Whether it replicates tropical flavours or a smooth dark coffee, a good beer boils down to just four ingredients: water, yeast, hops and malted barley.
“It’s really your unique process that changes the flavour of beer,” says Marko Marjanovic, co-owner of Yukon’s Winterlong Brewing. The length of time you leave beer in a barrel or the temperature at which you ferment it can make all the difference. “For example, some of our yeasts produce fruity aromas when the temperature is a few degrees higher.”
Marjanovic has been tweaking time and temperatures the last two decades, since he first began home-brewing in 2003 in Vancouver. He has developed a taste for new flavours over that time.
“We began experimenting with German wheat beers, we created a couple IPAs and even started dabbling in weird things like a pizza beer,” he says. “It was like, thyme and oregano—it was horrible.”
Despite the pizza mishap, Marjanovic and his wife Meghan added a personal brewery to their home after moving to Whitehorse in 2013. Once the couple started making more beer than they could drink, the idea for Winterlong Brewing came about.
Winterlong is one of five breweries in the Yukon and just seven across the territories. With only a few places for customers to choose from up here, Northern brewers have to cater to all kinds of tastes—from people looking to try something new and punchy on a regular basis, to others who want to drink the same reliable beer each week. Regardless, there’s a lot more options now than there were 20 or 30 years ago.
Back then, you’d turn on the TV and see commercials of sasquatches running after a bottle of Kokanee or skiers racing down mountains for a Coors Light. While the average beer drinker’s attention hardly went past these mainstream brands, microbreweries were buzzing away in the background, experimenting with hops, roasted coffee beans and all kinds of citrus fruits.
Those outside-the-box flavours were what Whitehorse beer-lovers Alan Hansen and Bob Baxter craved, so they brought that market up to the Yukon.

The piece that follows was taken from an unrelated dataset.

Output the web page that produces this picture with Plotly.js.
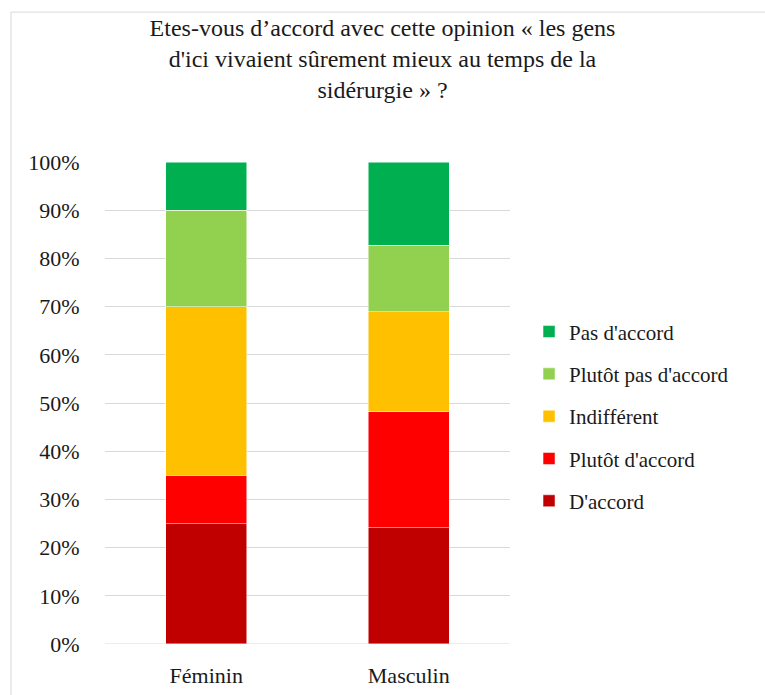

In 1997, the pair created two British-style ales and became Yukon Brewing, Whitehorse’s then-only brewery.
Their original pale ale and amber ale, now called Yukon Gold and Yukon Red respectively, are two of dozens of flavours created over the years, ranging from lagers and IPAs to porters and even a lemon lavender radler. “We do about 15 or 16 seasonal beersa year,” says Baxter. “Ten years ago, [that] was not a thing.”
Now their products sell as far as Japan and Switzerland, and that has made Baxter and Hansen role models in the Northern brewing community.
“I saw Bob Baxter as a resource and it opened up my eyes to what the craft industry is like,” says Fletcher Stevens, co-founder of NWT Brewing Company. “He was very forthcoming with information…I gained a lot of insider information from my visit [to Yukon Brewing].”
Stevens and his wife Miranda opened the doors to the NWT’s only brewery in November 2015. Residents gazed in awe at their new neighbourhood pub, at the rustic wood decor and giant set of antlers that hung over a line of brewing taps. The Stevens first introduced a brown ale, a Belgian witbier and a pale ale, but it took time for Yellowknifers to get their palettes accustomed to the new flavours.
Kicksled Cream Ale was immediately the top choice for beer drinkers because of its mild and crisp taste, but since then, IPAs and sours have become favourites too.
“Yellowknife’s taste buds have been evolving for sure,” Stevens says. “Four or five years ago it was sketchy putting out an IPA because people said it was too bitter. But now, it’s one of the safest beers we can put out.”
It seems to be an ongoing trend across the North. The more local breweries push the limits, the more willing residents have been to expand their interests from the big-name, southern beers.
That can be said for Iqaluit’s newest addition, Nunavut Brewing Company, or NuBrew for short. The four-year-old craft brewery has four primary beers: the Floe Edge Northern Lights and Nilak Light lagers, as well as the Aupaqtuq Red Ale and a Frob Gold Strong Ale. They also offer sours, IPAs, witbiers and more on tap. While the pale ale and lager are most popular in liquor stores, it’s the more unique flavours that tend to sell out among sit-down customers.
And the popularity with new beers is only likely to grow as they start experimenting more with local flavours, like a recent crowberry sour. In the NWT and Yukon, local craft breweries have incorporated cranberries, spruce tips, fireweed honey, birch syrup and more. That includes NWT Brewing’s Forager IPA, which combines locally sourced tamarack branches and needles, and spruce tips. Meanwhile, Winterlong Brewing has seen great success with its spruce tip beer.
“We’re doing the legwork of 40 breweries in one, while keeping people happy who want the same beer all the time,” Marjanovic says. Luckily, Northerners generally keep an open mind. “It doesn’t matter if it’s dark, light or hoppy or a variety that’s not specific to a style: a lot of customers want to get engaged in a new flavor, a new beer.”
And that’s a challenge Northern breweries meet with gusto.